» **WHAT TO DO**
Can you transcribe the data exactly? Leave the pictures out.

» **MATERIAL**
#####
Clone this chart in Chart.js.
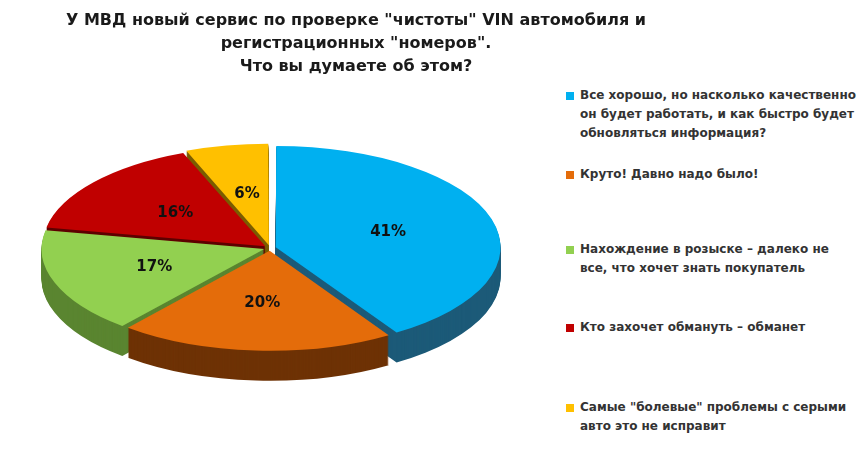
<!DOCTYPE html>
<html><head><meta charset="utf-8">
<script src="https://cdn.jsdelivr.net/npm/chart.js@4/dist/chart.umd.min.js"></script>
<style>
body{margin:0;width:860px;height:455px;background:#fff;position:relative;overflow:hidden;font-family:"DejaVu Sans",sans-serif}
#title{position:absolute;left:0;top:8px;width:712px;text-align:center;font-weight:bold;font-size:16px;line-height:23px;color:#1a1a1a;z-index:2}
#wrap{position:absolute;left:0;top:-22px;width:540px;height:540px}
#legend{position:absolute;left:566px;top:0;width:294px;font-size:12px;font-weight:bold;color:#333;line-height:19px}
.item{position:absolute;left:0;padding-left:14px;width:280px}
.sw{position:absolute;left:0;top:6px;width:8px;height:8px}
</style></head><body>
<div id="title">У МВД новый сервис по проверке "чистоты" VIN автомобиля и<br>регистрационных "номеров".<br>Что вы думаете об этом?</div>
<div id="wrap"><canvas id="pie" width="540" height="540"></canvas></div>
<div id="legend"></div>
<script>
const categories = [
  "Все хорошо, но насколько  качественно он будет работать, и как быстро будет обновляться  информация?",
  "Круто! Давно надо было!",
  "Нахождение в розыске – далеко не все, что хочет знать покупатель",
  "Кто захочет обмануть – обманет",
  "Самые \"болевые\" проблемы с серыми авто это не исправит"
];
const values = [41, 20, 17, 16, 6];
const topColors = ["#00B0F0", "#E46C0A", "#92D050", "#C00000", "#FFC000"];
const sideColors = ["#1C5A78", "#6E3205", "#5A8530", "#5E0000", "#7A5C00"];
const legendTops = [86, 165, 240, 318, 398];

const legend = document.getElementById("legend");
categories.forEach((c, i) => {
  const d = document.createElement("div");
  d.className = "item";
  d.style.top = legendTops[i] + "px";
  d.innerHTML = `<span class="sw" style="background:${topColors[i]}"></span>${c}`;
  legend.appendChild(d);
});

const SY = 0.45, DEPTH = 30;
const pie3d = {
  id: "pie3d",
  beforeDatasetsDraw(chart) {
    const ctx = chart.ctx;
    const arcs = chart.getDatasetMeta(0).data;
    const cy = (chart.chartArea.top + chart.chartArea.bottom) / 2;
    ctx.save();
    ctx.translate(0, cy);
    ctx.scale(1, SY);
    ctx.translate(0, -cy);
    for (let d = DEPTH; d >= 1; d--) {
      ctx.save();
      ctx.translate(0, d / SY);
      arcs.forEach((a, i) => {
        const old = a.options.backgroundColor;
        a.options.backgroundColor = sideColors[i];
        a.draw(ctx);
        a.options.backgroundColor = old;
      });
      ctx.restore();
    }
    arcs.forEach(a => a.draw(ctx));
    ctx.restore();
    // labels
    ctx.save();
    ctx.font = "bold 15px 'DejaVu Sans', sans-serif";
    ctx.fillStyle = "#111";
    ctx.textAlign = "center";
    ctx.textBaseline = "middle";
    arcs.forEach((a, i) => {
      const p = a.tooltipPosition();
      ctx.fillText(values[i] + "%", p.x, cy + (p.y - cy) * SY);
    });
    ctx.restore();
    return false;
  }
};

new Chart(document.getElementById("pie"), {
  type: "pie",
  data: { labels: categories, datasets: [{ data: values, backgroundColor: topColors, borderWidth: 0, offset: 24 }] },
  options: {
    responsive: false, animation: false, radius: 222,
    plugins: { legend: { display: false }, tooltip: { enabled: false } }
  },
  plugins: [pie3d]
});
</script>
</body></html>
#####
» **EXERCISE OUTPUT**
Clone this chart in Chart.js.
<!DOCTYPE html>
<html><head><meta charset="utf-8">
<script src="https://cdn.jsdelivr.net/npm/chart.js@4/dist/chart.umd.min.js"></script>
<style>
body{margin:0;width:860px;height:455px;background:#fff;position:relative;overflow:hidden;font-family:"DejaVu Sans",sans-serif}
#title{position:absolute;left:0;top:8px;width:712px;text-align:center;font-weight:bold;font-size:16px;line-height:23px;color:#1a1a1a;z-index:2}
#wrap{position:absolute;left:0;top:-22px;width:540px;height:540px}
#legend{position:absolute;left:566px;top:0;width:294px;font-size:12px;font-weight:bold;color:#333;line-height:19px}
.item{position:absolute;left:0;padding-left:14px;width:280px}
.sw{position:absolute;left:0;top:6px;width:8px;height:8px}
</style></head><body>
<div id="title">У МВД новый сервис по проверке "чистоты" VIN автомобиля и<br>регистрационных "номеров".<br>Что вы думаете об этом?</div>
<div id="wrap"><canvas id="pie" width="540" height="540"></canvas></div>
<div id="legend"></div>
<script>
const categories = [
  "Все хорошо, но насколько  качественно он будет работать, и как быстро будет обновляться  информация?",
  "Круто! Давно надо было!",
  "Нахождение в розыске – далеко не все, что хочет знать покупатель",
  "Кто захочет обмануть – обманет",
  "Самые \"болевые\" проблемы с серыми авто это не исправит"
];
const values = [41, 20, 17, 16, 6];
const topColors = ["#00B0F0", "#E46C0A", "#92D050", "#C00000", "#FFC000"];
const sideColors = ["#1C5A78", "#6E3205", "#5A8530", "#5E0000", "#7A5C00"];
const legendTops = [86, 165, 240, 318, 398];

const legend = document.getElementById("legend");
categories.forEach((c, i) => {
  const d = document.createElement("div");
  d.className = "item";
  d.style.top = legendTops[i] + "px";
  d.innerHTML = `<span class="sw" style="background:${topColors[i]}"></span>${c}`;
  legend.appendChild(d);
});

const SY = 0.45, DEPTH = 30;
const pie3d = {
  id: "pie3d",
  beforeDatasetsDraw(chart) {
    const ctx = chart.ctx;
    const arcs = chart.getDatasetMeta(0).data;
    const cy = (chart.chartArea.top + chart.chartArea.bottom) / 2;
    ctx.save();
    ctx.translate(0, cy);
    ctx.scale(1, SY);
    ctx.translate(0, -cy);
    for (let d = DEPTH; d >= 1; d--) {
      ctx.save();
      ctx.translate(0, d / SY);
      arcs.forEach((a, i) => {
        const old = a.options.backgroundColor;
        a.options.backgroundColor = sideColors[i];
        a.draw(ctx);
        a.options.backgroundColor = old;
      });
      ctx.restore();
    }
    arcs.forEach(a => a.draw(ctx));
    ctx.restore();
    // labels
    ctx.save();
    ctx.font = "bold 15px 'DejaVu Sans', sans-serif";
    ctx.fillStyle = "#111";
    ctx.textAlign = "center";
    ctx.textBaseline = "middle";
    arcs.forEach((a, i) => {
      const p = a.tooltipPosition();
      ctx.fillText(values[i] + "%", p.x, cy + (p.y - cy) * SY);
    });
    ctx.restore();
    return false;
  }
};

new Chart(document.getElementById("pie"), {
  type: "pie",
  data: { labels: categories, datasets: [{ data: values, backgroundColor: topColors, borderWidth: 0, offset: 24 }] },
  options: {
    responsive: false, animation: false, radius: 222,
    plugins: { legend: { display: false }, tooltip: { enabled: false } }
  },
  plugins: [pie3d]
});
</script>
</body></html>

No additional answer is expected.